### TASK DESCRIPTION:
Give back only the lines from the one that contains "Emit a LaTeX" through the one that contains "(0,0) rectangle (546,760);", word for word and without images.

### SUPPLIED INFORMATION:
____

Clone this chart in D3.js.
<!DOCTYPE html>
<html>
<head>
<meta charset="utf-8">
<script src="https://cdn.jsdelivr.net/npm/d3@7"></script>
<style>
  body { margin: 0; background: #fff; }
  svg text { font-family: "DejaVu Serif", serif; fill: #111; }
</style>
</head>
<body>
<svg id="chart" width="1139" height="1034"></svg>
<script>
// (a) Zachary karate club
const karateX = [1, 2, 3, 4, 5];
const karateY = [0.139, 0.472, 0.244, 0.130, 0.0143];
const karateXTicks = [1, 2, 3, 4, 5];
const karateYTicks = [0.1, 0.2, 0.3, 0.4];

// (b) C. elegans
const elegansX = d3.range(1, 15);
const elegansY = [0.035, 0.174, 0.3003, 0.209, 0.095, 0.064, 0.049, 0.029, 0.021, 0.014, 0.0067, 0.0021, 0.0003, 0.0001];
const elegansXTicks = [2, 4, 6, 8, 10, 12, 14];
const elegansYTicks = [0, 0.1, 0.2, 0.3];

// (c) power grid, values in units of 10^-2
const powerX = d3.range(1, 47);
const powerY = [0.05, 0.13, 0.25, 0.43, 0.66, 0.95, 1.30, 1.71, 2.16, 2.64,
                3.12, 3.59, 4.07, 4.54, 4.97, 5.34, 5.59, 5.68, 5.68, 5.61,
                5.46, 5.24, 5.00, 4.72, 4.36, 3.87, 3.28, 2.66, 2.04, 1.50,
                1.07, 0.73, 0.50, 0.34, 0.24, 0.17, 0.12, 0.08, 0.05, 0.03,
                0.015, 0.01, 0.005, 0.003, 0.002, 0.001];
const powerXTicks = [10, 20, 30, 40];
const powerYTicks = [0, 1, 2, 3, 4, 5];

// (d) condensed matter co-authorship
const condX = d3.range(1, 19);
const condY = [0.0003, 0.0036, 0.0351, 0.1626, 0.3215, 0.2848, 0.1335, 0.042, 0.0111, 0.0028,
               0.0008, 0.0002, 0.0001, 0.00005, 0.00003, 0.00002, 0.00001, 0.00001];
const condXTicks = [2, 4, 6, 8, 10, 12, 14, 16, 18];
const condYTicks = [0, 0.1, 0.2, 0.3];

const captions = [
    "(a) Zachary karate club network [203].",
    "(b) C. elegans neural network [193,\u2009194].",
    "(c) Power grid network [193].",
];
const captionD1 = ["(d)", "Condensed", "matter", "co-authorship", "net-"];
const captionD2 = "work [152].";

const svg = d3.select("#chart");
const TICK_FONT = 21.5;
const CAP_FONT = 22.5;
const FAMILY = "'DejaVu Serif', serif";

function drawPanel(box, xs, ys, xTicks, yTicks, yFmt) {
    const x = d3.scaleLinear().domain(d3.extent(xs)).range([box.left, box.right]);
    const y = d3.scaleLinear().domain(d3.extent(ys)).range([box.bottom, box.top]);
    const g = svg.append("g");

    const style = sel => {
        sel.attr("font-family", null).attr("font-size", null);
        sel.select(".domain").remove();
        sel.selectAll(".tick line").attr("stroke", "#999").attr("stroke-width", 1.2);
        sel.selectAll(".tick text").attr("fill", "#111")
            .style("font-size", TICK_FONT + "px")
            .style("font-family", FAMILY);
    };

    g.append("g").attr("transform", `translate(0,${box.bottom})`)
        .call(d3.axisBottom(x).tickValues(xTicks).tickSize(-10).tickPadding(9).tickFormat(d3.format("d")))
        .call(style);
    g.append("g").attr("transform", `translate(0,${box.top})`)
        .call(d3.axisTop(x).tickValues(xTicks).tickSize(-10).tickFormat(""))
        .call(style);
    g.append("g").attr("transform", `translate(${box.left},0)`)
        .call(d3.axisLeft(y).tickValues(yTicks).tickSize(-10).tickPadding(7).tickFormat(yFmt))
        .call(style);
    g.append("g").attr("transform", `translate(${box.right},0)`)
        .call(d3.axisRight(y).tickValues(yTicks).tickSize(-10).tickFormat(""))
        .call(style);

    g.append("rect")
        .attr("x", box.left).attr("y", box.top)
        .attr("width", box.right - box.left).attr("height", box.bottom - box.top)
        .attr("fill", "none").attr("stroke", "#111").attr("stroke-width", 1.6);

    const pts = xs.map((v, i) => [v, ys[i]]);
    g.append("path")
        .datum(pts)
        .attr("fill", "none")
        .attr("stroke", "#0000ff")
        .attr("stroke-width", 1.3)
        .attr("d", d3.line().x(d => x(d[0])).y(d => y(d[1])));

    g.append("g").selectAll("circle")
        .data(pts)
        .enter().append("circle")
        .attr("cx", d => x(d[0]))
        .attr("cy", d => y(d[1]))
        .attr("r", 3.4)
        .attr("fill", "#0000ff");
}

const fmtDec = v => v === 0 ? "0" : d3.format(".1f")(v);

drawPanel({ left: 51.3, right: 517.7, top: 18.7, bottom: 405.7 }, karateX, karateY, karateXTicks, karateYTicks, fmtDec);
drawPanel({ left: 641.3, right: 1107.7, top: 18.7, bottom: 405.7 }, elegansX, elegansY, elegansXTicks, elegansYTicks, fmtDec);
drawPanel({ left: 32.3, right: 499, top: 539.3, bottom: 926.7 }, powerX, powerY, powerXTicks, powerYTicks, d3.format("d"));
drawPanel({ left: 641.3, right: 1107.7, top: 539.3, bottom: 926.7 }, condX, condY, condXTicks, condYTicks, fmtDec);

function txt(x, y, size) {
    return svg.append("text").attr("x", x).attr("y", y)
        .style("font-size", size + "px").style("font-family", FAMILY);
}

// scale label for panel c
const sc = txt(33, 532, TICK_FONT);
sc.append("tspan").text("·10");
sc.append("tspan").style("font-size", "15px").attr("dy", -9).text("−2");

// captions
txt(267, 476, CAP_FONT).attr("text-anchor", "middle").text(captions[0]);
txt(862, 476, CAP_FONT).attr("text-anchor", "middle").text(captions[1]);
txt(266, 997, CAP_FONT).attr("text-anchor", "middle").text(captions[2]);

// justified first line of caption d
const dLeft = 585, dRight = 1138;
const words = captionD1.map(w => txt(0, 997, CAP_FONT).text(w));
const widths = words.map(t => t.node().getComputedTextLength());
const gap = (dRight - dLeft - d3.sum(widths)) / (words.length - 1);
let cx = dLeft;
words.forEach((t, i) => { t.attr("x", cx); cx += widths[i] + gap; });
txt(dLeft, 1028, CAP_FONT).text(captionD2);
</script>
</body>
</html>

____

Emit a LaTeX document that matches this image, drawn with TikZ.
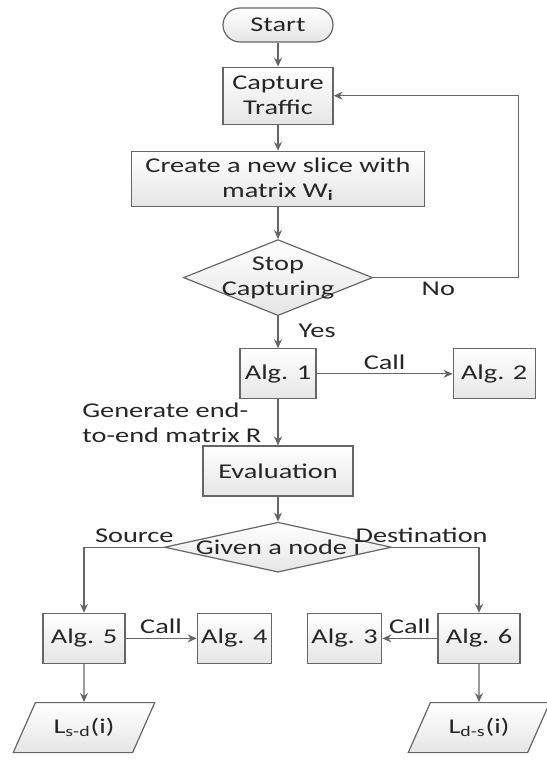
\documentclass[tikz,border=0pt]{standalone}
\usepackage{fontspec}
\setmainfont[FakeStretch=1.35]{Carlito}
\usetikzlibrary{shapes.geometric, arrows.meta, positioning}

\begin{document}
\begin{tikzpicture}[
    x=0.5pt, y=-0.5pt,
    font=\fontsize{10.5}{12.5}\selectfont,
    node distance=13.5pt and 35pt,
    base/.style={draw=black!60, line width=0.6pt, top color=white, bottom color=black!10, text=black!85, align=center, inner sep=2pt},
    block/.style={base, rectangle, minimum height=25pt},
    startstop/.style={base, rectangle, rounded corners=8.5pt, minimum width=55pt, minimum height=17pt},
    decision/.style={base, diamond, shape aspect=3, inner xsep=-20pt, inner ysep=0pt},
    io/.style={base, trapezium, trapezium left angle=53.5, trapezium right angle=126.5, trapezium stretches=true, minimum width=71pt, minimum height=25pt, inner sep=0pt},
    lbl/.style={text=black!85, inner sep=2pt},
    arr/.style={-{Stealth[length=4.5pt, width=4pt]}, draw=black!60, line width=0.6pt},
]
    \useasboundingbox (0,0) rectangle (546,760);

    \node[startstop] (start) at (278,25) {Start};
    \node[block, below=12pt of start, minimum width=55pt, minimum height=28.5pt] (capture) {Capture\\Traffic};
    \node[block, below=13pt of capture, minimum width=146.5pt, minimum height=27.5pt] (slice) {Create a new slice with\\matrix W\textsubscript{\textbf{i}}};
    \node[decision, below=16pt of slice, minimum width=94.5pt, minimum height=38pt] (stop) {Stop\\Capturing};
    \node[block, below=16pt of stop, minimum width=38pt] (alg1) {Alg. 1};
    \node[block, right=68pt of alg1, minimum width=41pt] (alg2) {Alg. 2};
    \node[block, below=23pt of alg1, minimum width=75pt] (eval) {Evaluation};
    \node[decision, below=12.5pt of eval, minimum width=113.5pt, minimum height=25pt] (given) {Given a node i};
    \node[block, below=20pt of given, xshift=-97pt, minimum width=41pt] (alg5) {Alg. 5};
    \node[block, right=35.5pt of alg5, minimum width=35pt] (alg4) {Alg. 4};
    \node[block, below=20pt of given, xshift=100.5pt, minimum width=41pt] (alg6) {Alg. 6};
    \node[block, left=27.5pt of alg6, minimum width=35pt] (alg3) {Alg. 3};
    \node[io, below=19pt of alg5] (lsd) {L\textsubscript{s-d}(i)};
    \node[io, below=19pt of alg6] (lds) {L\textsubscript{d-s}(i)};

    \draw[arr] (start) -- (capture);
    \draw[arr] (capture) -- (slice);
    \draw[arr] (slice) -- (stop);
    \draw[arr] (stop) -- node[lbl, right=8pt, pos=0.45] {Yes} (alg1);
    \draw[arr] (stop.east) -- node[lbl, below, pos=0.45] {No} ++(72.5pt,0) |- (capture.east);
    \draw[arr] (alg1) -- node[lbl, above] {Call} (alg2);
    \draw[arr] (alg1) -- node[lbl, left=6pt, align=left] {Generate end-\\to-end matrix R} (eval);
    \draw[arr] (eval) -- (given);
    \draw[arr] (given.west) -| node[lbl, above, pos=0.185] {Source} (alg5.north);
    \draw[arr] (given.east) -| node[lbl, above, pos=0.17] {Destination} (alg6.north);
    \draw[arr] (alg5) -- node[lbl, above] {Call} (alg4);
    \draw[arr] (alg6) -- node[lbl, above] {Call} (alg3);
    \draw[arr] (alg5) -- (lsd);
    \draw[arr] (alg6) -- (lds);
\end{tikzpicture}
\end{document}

____

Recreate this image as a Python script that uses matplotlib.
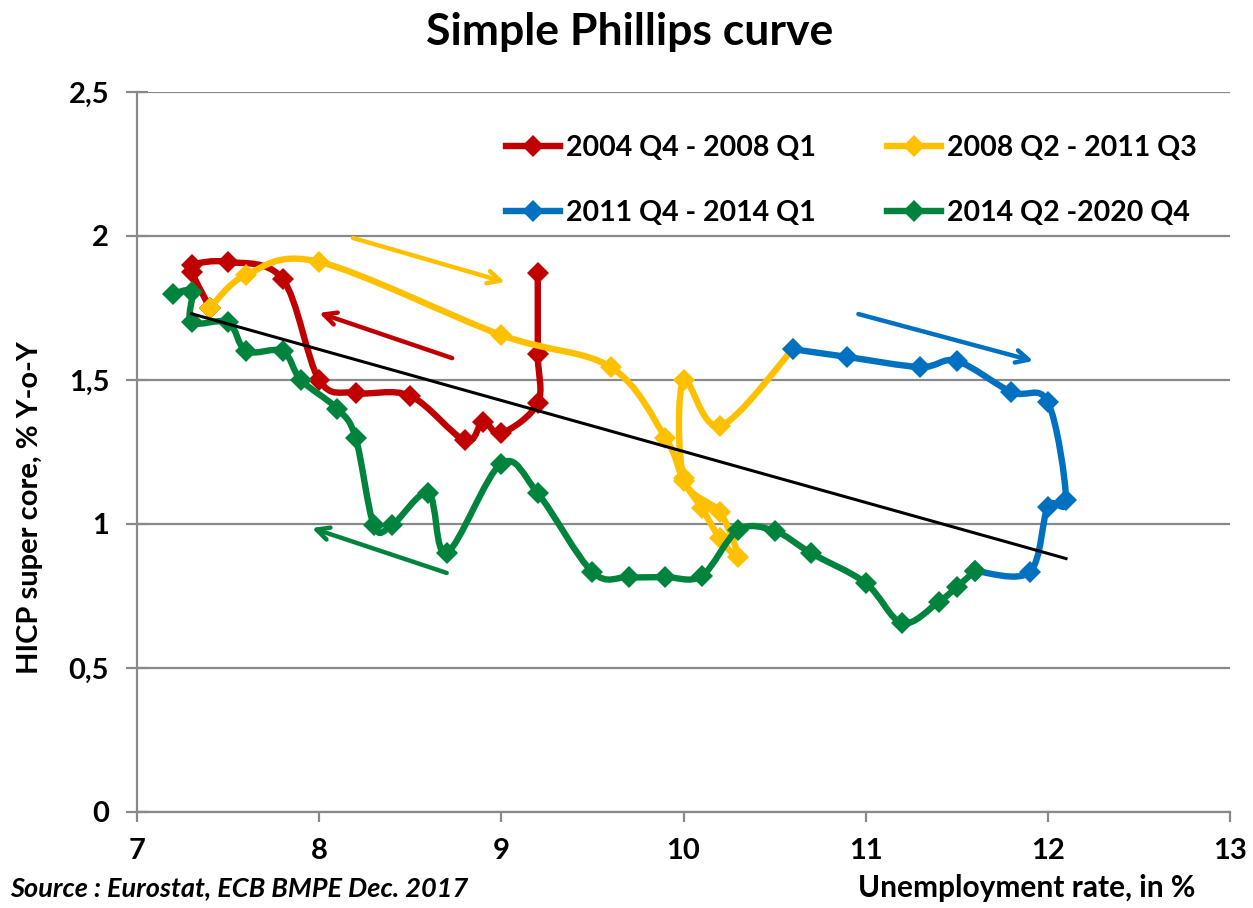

____

### OUTPUT OF THE EXERCISE:
Emit a LaTeX document that matches this image, drawn with TikZ.
\documentclass[tikz,border=0pt]{standalone}
\usepackage{fontspec}
\setmainfont[FakeStretch=1.35]{Carlito}
\usetikzlibrary{shapes.geometric, arrows.meta, positioning}

\begin{document}
\begin{tikzpicture}[
    x=0.5pt, y=-0.5pt,
    font=\fontsize{10.5}{12.5}\selectfont,
    node distance=13.5pt and 35pt,
    base/.style={draw=black!60, line width=0.6pt, top color=white, bottom color=black!10, text=black!85, align=center, inner sep=2pt},
    block/.style={base, rectangle, minimum height=25pt},
    startstop/.style={base, rectangle, rounded corners=8.5pt, minimum width=55pt, minimum height=17pt},
    decision/.style={base, diamond, shape aspect=3, inner xsep=-20pt, inner ysep=0pt},
    io/.style={base, trapezium, trapezium left angle=53.5, trapezium right angle=126.5, trapezium stretches=true, minimum width=71pt, minimum height=25pt, inner sep=0pt},
    lbl/.style={text=black!85, inner sep=2pt},
    arr/.style={-{Stealth[length=4.5pt, width=4pt]}, draw=black!60, line width=0.6pt},
]
    \useasboundingbox (0,0) rectangle (546,760);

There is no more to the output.